Buses and underground train systems all around the world are known for being super cramped and busy, but many just suck it up in order to get through their day. This is how millions of people rely on getting to work and getting out and about.

It can also get pretty expensive...

When people are paying a fair bit of money every week on public transport, they expect at least speedy service and the right to get on board.

Bus and tram drivers have the right to refuse service...

But only in situations in which the passenger is in the wrong, such as displaying antisocial behavior, being drunk and disorderly, or not paying the correct fare.

But when it comes to clothing...

Unless the passenger is completely naked, what somebody wears should be irrelevant to whether they can board any form of public transport or not - especially in the middle of a hot summer.

An incident on an airplane happened earlier this year in regards to clothing...

A twenty-one-year-old woman in the U.K was refused to board an airplane when going on holiday to Tenerife because of her choice of clothing.

The young woman was accused of dressing "inappropriately"...

via: Sky News

Emily O'Connor was wearing a black cropped top and high-waisted trousers, and was pulled aside by a Thomas Cook flight attendant saying: "Excuse me, madam, you’re not dressed appropriately and you’re not complying with our code." Speaking to The Independent, O'Connor said she didn't wear a jacket simply because it was "too hot", and she felt her outfit wasn't offensive in the slightest.

She was asked to either wear a jacket or be removed from the flight.

O'Connor refused to put on a jacket out of principle and said: "I wasn’t wearing a jacket to flaunt or to make a point. I wasn’t wearing a jacket because I was hot, which is what I said to them as I got on the plane."

A matter of sexism?

O'Connor pointed out how there was a man sat a few rows behind her wearing a vest top and shorts, exposing just as much skin as she was. This gives the impression that this is a matter of sexism, and the policies in place for appropriate dress code are simply being used as an excuse.

This isn't the only time clothing has been an issue...

Earlier this week, Swedish local Amanda Hansson attempted to board a bus owned by the public transport company Skånetrafiken in Malmö on a hot day. Temperatures were reaching 27 degrees celsius.

Thinking nothing of her outfit choice...

Amanda was wearing a pair of shorts and a top with a bow on the front. When she stepped onto the bus to scan her ticket, the driver pulled her aside.

The driver claimed she "can't dress like that" on the bus...

via: Facebook

After pulling her aside, the driver went on to tell Amanda how she couldn't get on the bus "dressed like that." Telling her story on a Facebook complaint on Skånetrafiken's page, Amanda described how the driver said she "showed too much" and was ranting about a policy regarding dress code that didn't even exist.
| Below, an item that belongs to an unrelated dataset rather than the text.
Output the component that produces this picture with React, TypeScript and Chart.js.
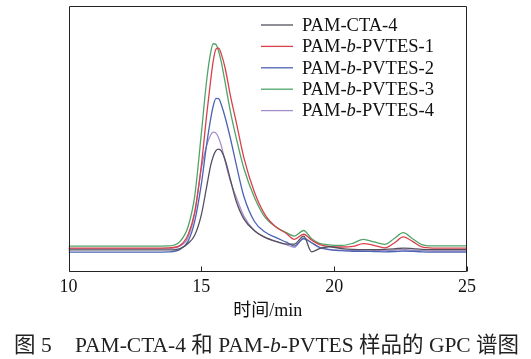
import React, { useEffect, useRef } from 'react';
import { Chart, registerables } from 'chart.js';

Chart.register(...registerables);

// elution time (min)
const times = [10, 13, 13.8, 14.2, 14.5, 14.75, 15.0, 15.2, 15.35, 15.45, 15.55, 15.65, 15.75, 15.9, 16.1, 16.3, 16.6, 17.0, 17.4, 17.8, 18.2, 18.5, 18.85, 19.15, 19.45, 19.8, 20.3, 20.7, 21.1, 21.5, 21.9, 22.25, 22.6, 22.95, 23.3, 23.7, 25];

const pamCta4 = [8.3, 8.3, 8.3, 8.8, 10.7, 13.8, 21.5, 32, 40, 43.5, 45.6, 46.2, 45.5, 42, 34.5, 27, 20, 15.5, 13, 11.5, 10.5, 10.5, 13.5, 7.6, 8.8, 9.5, 8.8, 8.5, 8.4, 8.4, 8.5, 8.7, 9.0, 8.8, 8.5, 8.4, 8.4];
const pvtes1 = [9, 9, 9.1, 10, 14, 22.5, 40, 59, 72, 79.5, 83.8, 84.2, 82, 76.5, 66, 57, 43, 30, 21.5, 17, 14.5, 12.3, 14.2, 12, 10.3, 9.6, 9.4, 9.6, 10.7, 10.0, 9.1, 10.8, 13.2, 11.5, 9.4, 9.0, 9.0];
const pvtes2 = [7.5, 7.5, 7.6, 8.5, 11.5, 19, 33, 48, 57.5, 62.5, 65.3, 65.2, 63, 58, 50, 41, 28.5, 19, 15, 13, 11.2, 9.8, 12.5, 11, 9.3, 8.4, 8, 7.8, 7.8, 7.7, 7.6, 7.7, 7.9, 7.8, 7.6, 7.5, 7.5];
const pvtes3 = [9.7, 9.7, 9.8, 11.5, 17, 28.5, 52, 72, 82.5, 85.8, 85.5, 83, 79, 71, 60, 51, 39, 28, 20.5, 17, 14.8, 13.5, 15.6, 12.5, 10.8, 10.2, 10, 10.8, 12.3, 11.3, 10.4, 12.5, 14.8, 12.5, 10.3, 9.8, 9.8];
const pvtes4 = [8.8, 8.8, 8.9, 9.8, 13, 22, 39, 47.5, 51.5, 52.6, 52.2, 50.5, 47.5, 41.5, 34, 28.5, 21, 15.5, 13, 11.5, 10.3, 9.3, 12.8, 11, 9.2, 8.5, 8.2, 8.1, 8.3, 8.1, 8, 8.2, 8.5, 8.2, 8, 7.9, 7.9];

const seriesLabels = ['PAM-CTA-4', 'PAM-b-PVTES-1', 'PAM-b-PVTES-2', 'PAM-b-PVTES-3', 'PAM-b-PVTES-4'];
const seriesColors = ['#55505e', '#d8404c', '#4a64b2', '#50a468', '#a58fca'];
const seriesValues = [pamCta4, pvtes1, pvtes2, pvtes3, pvtes4];

const xMin = 10;
const xMax = 25;
const xStep = 5;
const xTitle = '时间/min';

const SERIF = "'Liberation Serif', 'Times New Roman', 'Noto Sans CJK SC', serif";

const framePlugin = {
  id: 'frameAndTicks',
  afterDraw(chart: any) {
    const { ctx, chartArea } = chart;
    const l = Math.round(chartArea.left) + 0.5;
    const r = Math.round(chartArea.right) - 0.5;
    const t = Math.round(chartArea.top) + 0.5;
    const b = Math.round(chartArea.bottom) - 0.5;
    ctx.save();
    ctx.strokeStyle = '#222';
    ctx.lineWidth = 1;
    ctx.beginPath();
    ctx.moveTo(l, t);
    ctx.lineTo(r, t);
    ctx.lineTo(r, b);
    ctx.lineTo(l, b);
    ctx.closePath();
    ctx.stroke();
    const xs = chart.scales.x;
    ctx.beginPath();
    xs.ticks.forEach((tk: any) => {
      const px = Math.round(xs.getPixelForValue(tk.value)) + 0.5;
      ctx.moveTo(px, b);
      ctx.lineTo(px, b - 5);
    });
    ctx.stroke();
    ctx.restore();
  },
};

const legendPlugin = {
  id: 'serifLegend',
  afterDraw(chart: any) {
    const { ctx } = chart;
    const lineX0 = 261;
    const lineX1 = 293;
    const textX = 302;
    const y0 = 25;
    const dy = 21.4;
    ctx.save();
    chart.data.datasets.forEach((ds: any, i: number) => {
      const y = y0 + i * dy;
      ctx.strokeStyle = ds.borderColor;
      ctx.lineWidth = 1.3;
      ctx.beginPath();
      ctx.moveTo(lineX0, y);
      ctx.lineTo(lineX1, y);
      ctx.stroke();
      ctx.fillStyle = '#111';
      ctx.textBaseline = 'middle';
      ctx.textAlign = 'left';
      const label: string = ds.label;
      const idx = label.indexOf('-b-');
      let parts: { s: string; it: boolean }[];
      if (idx >= 0) {
        parts = [
          { s: label.slice(0, idx + 1), it: false },
          { s: 'b', it: true },
          { s: label.slice(idx + 2), it: false },
        ];
      } else {
        parts = [{ s: label, it: false }];
      }
      let x = textX;
      parts.forEach((p) => {
        ctx.font = (p.it ? 'italic ' : '') + '18.5px ' + SERIF;
        ctx.fillText(p.s, x, y + 1);
        x += ctx.measureText(p.s).width;
      });
    });
    ctx.restore();
  },
};

export default function App() {
  const ref = useRef<HTMLCanvasElement | null>(null);

  useEffect(() => {
    if (!ref.current) return;
    const chart = new Chart(ref.current, {
      type: 'line',
      data: {
        datasets: seriesValues.map((vals, i) => ({
          label: seriesLabels[i],
          data: times.map((t, j) => ({ x: t, y: vals[j] })),
          borderColor: seriesColors[i],
          backgroundColor: seriesColors[i],
          borderWidth: 1.3,
          pointRadius: 0,
          cubicInterpolationMode: 'monotone' as const,
          fill: false,
        })),
      },
      options: {
        responsive: false,
        animation: false,
        devicePixelRatio: 1,
        layout: { padding: { left: 68.5, right: 64, top: 6, bottom: 37 } },
        plugins: {
          legend: { display: false },
          tooltip: { enabled: false },
        },
        scales: {
          x: {
            type: 'linear',
            min: xMin,
            max: xMax,
            ticks: {
              stepSize: xStep,
              color: '#111',
              font: { family: SERIF, size: 18 },
              padding: 4,
              maxRotation: 0,
            },
            grid: { display: false, drawTicks: false },
            border: { display: false },
            title: {
              display: true,
              text: xTitle,
              color: '#111',
              font: { family: SERIF, size: 18 },
              padding: 0,
            },
            afterFit(scale: any) {
              scale.height = 50;
            },
          },
          y: {
            display: false,
            min: 0,
            max: 100,
          },
        },
      },
      plugins: [framePlugin, legendPlugin],
    });
    return () => chart.destroy();
  }, []);

  return (
    <div style={{ position: 'fixed', left: 0, top: 0, width: 531, height: 359, background: '#fff' }}>
      <canvas ref={ref} width={531} height={359} style={{ width: 531, height: 359, display: 'block' }} />
      <div
        style={{
          position: 'absolute',
          left: 14,
          top: 333,
          fontFamily: SERIF,
          fontSize: 21.5,
          lineHeight: '24px',
          color: '#222',
          whiteSpace: 'nowrap',
        }}
      >
        图 5
      </div>
      <div
        style={{
          position: 'absolute',
          left: 75,
          top: 333,
          fontFamily: SERIF,
          fontSize: 21.5,
          lineHeight: '24px',
          color: '#222',
          whiteSpace: 'nowrap',
        }}
      >
        PAM-CTA-4 和 PAM-<i>b</i>-PVTES 样品的 GPC 谱图
      </div>
    </div>
  );
}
Of course, Amanda was furious.

After being forced off the bus, she wrote about how "she had never been more humiliated in her life," and she was that angry she wanted to "scream and cry." She also wrote in the complaint how she feels it was "f*cking sexist sh*t."

Dressing for a hot day...

Amanda outlined how she was dressed just like everyone else on that day, and wasn't wearing clothes that were revealing or offensive.

People were appalled by the bus drivers' behavior...
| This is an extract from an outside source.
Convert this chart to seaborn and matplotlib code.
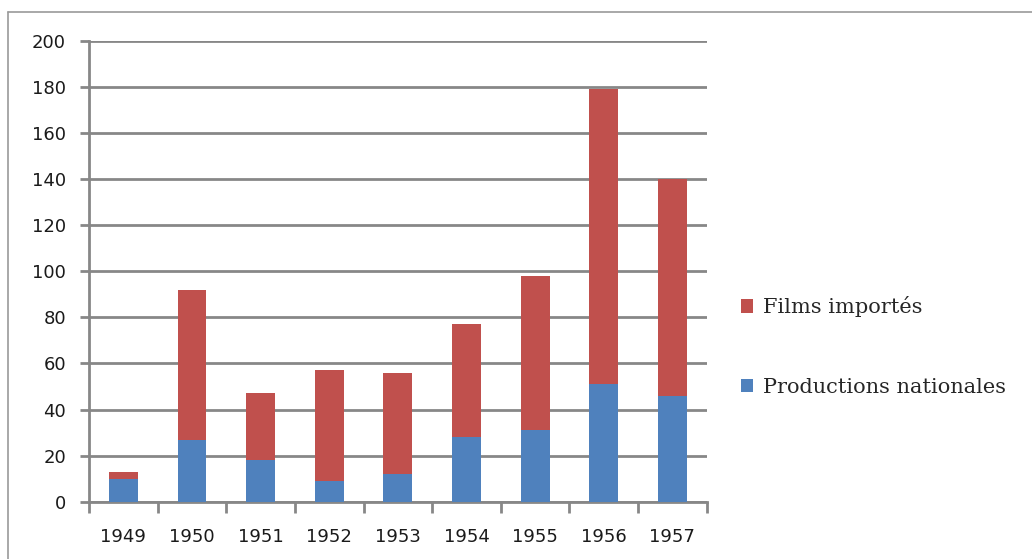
import matplotlib
matplotlib.use("Agg")
import matplotlib.pyplot as plt
from matplotlib.lines import Line2D
from matplotlib.patches import Patch
import seaborn as sns
import pandas as pd
import numpy as np

years = ["1949", "1950", "1951", "1952", "1953", "1954", "1955", "1956", "1957"]
productions_nationales = [10, 27, 18, 9, 12, 28, 31, 51, 46]
films_importes = [3, 65, 29, 48, 44, 49, 67, 128, 94]
y_ticks = [0, 20, 40, 60, 80, 100, 120, 140, 160, 180, 200]
series_labels = ["Films importés", "Productions nationales"]

RED = "#C0504D"
BLUE = "#4F81BD"
GRID = "#878787"

sns.set_theme(style="white")
plt.rcParams["font.family"] = ["DejaVu Sans"]

df = pd.DataFrame({
    "year": years,
    "nat": productions_nationales,
    "imp": films_importes,
})
df["total"] = df["nat"] + df["imp"]

fig = plt.figure(figsize=(10.32, 5.59), dpi=100)
ax = fig.add_axes([89 / 1032, 1 - 501.7 / 559, (706.7 - 89) / 1032, (501.7 - 41) / 559])

sns.barplot(data=df, x="year", y="total", color=RED, saturation=1, width=0.42, ax=ax, zorder=3)
sns.barplot(data=df, x="year", y="nat", color=BLUE, saturation=1, width=0.42, ax=ax, zorder=3)
for p in ax.patches:
    p.set_edgecolor("none")
    p.set_zorder(3)

ax.set_xlim(-0.5, len(years) - 0.5)
ax.set_ylim(0, 200)
ax.set_yticks(y_ticks)
ax.set_yticklabels([str(v) for v in y_ticks], fontsize=13, color="#1a1a1a")
ax.yaxis.grid(True, color=GRID, linewidth=2.0, zorder=1)
ax.set_axisbelow(True)
ax.set_xlabel("")
ax.set_ylabel("")

ax.set_xticks(range(len(years)))
ax.set_xticklabels(years, fontsize=13, color="#1a1a1a")
ax.set_xticks(np.arange(-0.5, len(years), 1.0), minor=True)
ax.tick_params(axis="x", which="major", length=0, pad=19)
ax.tick_params(axis="x", which="minor", length=8, width=2.0, color=GRID, direction="out", bottom=True)
ax.tick_params(axis="y", which="major", length=6.5, width=2.0, color=GRID, direction="out", left=True, pad=10)

for s in ["top", "right"]:
    ax.spines[s].set_visible(False)
for s in ["left", "bottom"]:
    ax.spines[s].set_color(GRID)
    ax.spines[s].set_linewidth(2.0)

handles = [Patch(facecolor=RED, edgecolor="none"), Patch(facecolor=BLUE, edgecolor="none")]
fig.legend(handles, series_labels, loc="center left", bbox_to_anchor=(722 / 1032, 1 - 346.5 / 559),
           frameon=False, prop={"family": "DejaVu Serif", "size": 15},
           handlelength=0.6, handleheight=0.6, handletextpad=0.45, labelspacing=2.9)

# outer chart border (top and left visible)
fig.add_artist(Line2D([8 / 1032, 1.0], [1 - 12.3 / 559, 1 - 12.3 / 559], color="#9a9a9a", linewidth=1.2, transform=fig.transFigure))
fig.add_artist(Line2D([8.3 / 1032, 8.3 / 1032], [0.0, 1 - 12.3 / 559], color="#9a9a9a", linewidth=1.2, transform=fig.transFigure))

fig.savefig("out.png", dpi=100, facecolor="white")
Skånetrafiken has been bashed online by other Facebook users over the incident, with comments such as: "Has Skånetrafiken given a warning to the driver? Warning to the driver and compensation to Amanda should be the obvious thing here."

What dress code?

Another Facebook comment read: "Dress code? Whose?" with a rolling-eye emoji.
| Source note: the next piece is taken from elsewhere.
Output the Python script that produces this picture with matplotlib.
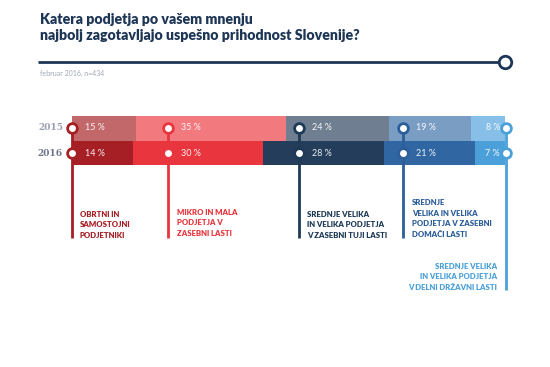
import matplotlib
matplotlib.use("Agg")
import matplotlib.pyplot as plt
import numpy as np

years = ["2015", "2016"]
values_2015 = [15, 35, 24, 19, 8]
values_2016 = [14, 30, 28, 21, 7]
categories = [
    "OBRTNI IN\nSAMOSTOJNI\nPODJETNIKI",
    "MIKRO IN MALA\nPODJETJA V\nZASEBNI LASTI",
    "SREDNJE VELIKA\nIN VELIKA PODJETJA\nV ZASEBNI TUJI LASTI",
    "SREDNJE\nVELIKA IN VELIKA\nPODJETJA V ZASEBNI\nDOMAČI LASTI",
    "SREDNJE VELIKA\nIN VELIKA PODJETJA\nV DELNI DRŽAVNI LASTI",
]
title = "Katera podjetja po vašem mnenju\nnajbolj zagotavljajo uspešno prihodnost Slovenije?"
subtitle = "februar 2016, n=434"

colors_2015 = ["#c2686b", "#f27a7e", "#6f7f91", "#7a9dc4", "#87bfe8"]
colors_2016 = ["#a51f25", "#e9363e", "#233d5a", "#3066a1", "#4ba0d9"]
line_colors = ["#a51f25", "#e9363e", "#1f3a57", "#2c5f99", "#4ba0d9"]
NAVY = "#1e3656"

W, H = 550, 367
fig = plt.figure(figsize=(5.5, 3.67), dpi=100)
fig.patch.set_facecolor("white")

# bar axes (pixel layout)
bx0, bx1, by0, by1 = 72, 505, 116, 165
axb = fig.add_axes([bx0 / W, 1 - by1 / H, (bx1 - bx0) / W, (by1 - by0) / H])
rows = [(values_2015, colors_2015, 1), (values_2016, colors_2016, 0)]
for vals, cols, y in rows:
    v = np.array(vals, float)
    frac = v / v.sum()
    left = np.concatenate([[0], np.cumsum(frac)[:-1]])
    axb.barh([y] * len(v), frac, left=left, color=cols, height=1.0, linewidth=0)
axb.set_xlim(0, 1)
axb.set_ylim(-0.5, 1.5)
axb.axis("off")

# overlay axes in pixel coords
ax = fig.add_axes([0, 0, 1, 1], facecolor="none")
ax.set_xlim(0, W)
ax.set_ylim(H, 0)
ax.axis("off")

sans = ["Lato", "DejaVu Sans"]

ax.text(40, 40, title, fontsize=10.2, fontweight="heavy", color=NAVY,
        family=sans, va="baseline", linespacing=1.25)
ax.plot([38, 500], [62, 62], color=NAVY, lw=2, solid_capstyle="butt")
ax.plot([505], [62], marker="o", ms=9, mfc="white", mec=NAVY, mew=2)
ax.text(40, 76, subtitle, fontsize=5, color="#a3a7b8", family=sans, va="baseline")

# year labels
year_y = [128, 153]
year_cols = ["#9a9db1", "#6e7389"]
for yl, yy, yc in zip(years, year_y, year_cols):
    ax.text(63, yy, yl, fontsize=6.5, fontweight="bold", color=yc,
            family=["DejaVu Serif"], ha="right", va="center")

# markers, drop lines, labels
marker_x = [72, 168, 299, 403, 506]
line_bottom = [238, 238, 238, 238, 290]
for mx, lb, lc in zip(marker_x, line_bottom, line_colors):
    ax.plot([mx, mx], [128, lb], color=lc, lw=2, solid_capstyle="butt", zorder=3)
    for yy in year_y:
        ax.plot([mx], [yy], marker="o", ms=7, mfc="white", mec=lc, mew=2, zorder=4)

# percent labels
for vals, yy in zip([values_2015, values_2016], year_y):
    for i, v in enumerate(vals):
        if i < 4:
            ax.text(marker_x[i] + 13, yy, f"{v} %", fontsize=6.5, color="white",
                    alpha=0.92, family=sans, ha="left", va="center", zorder=5)
        else:
            ax.text(marker_x[i] - 6, yy, f"{v} %", fontsize=6.5, color="white",
                    alpha=0.92, family=sans, ha="right", va="center", zorder=5)

label_pos = [(80, 239, "left"), (177, 237, "left"), (307, 239, "left"),
             (412, 238, "left"), (497, 291, "right")]
for (lx, ly, ha), txt, lc in zip(label_pos, categories, line_colors):
    ax.text(lx, ly, txt, fontsize=5.6, fontweight="heavy", color=lc, family=sans,
            ha=ha, va="bottom", linespacing=1.62, multialignment=ha)

fig.savefig("out.png", dpi=100, facecolor="white")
Skånetrafiken has spoken out...

Speaking to Swedish magazine Sydsvenskan, they said in a statement: "Neither Nobina nor Skånetrafiken has any policies as to the attire of our travelers and customers, but all should be treated equally and with respect."

At the hands of a single employee...

"A single employee has acted completely incorrectly and contrary to our values and guidelines. The driver has now been taken out of service and we will carefully investigate the matter further," they continued to say.

This was clearly a sexist act...

The fact that Skånetrafiken has admitted the incident is at the fault of a single employee shows that the "dress code" he threw at Amanda did not exist, and his refusing her entry onto the bus was an act of his own personal opinion.

The behavior is unacceptable and needs to be stopped.

Refusing a person access to public transport because of what they are wearing is disgraceful, and is clearly an attempt of dominance and power. Refusing a person onto public transport because they are wearing something offensive is usually tolerated within reason, but for wearing clothes suitable for summer? Completely unacceptable. All we can do is hope that the driver of the bus has been given a warning or disciplinary action so incidents like these do not happen again.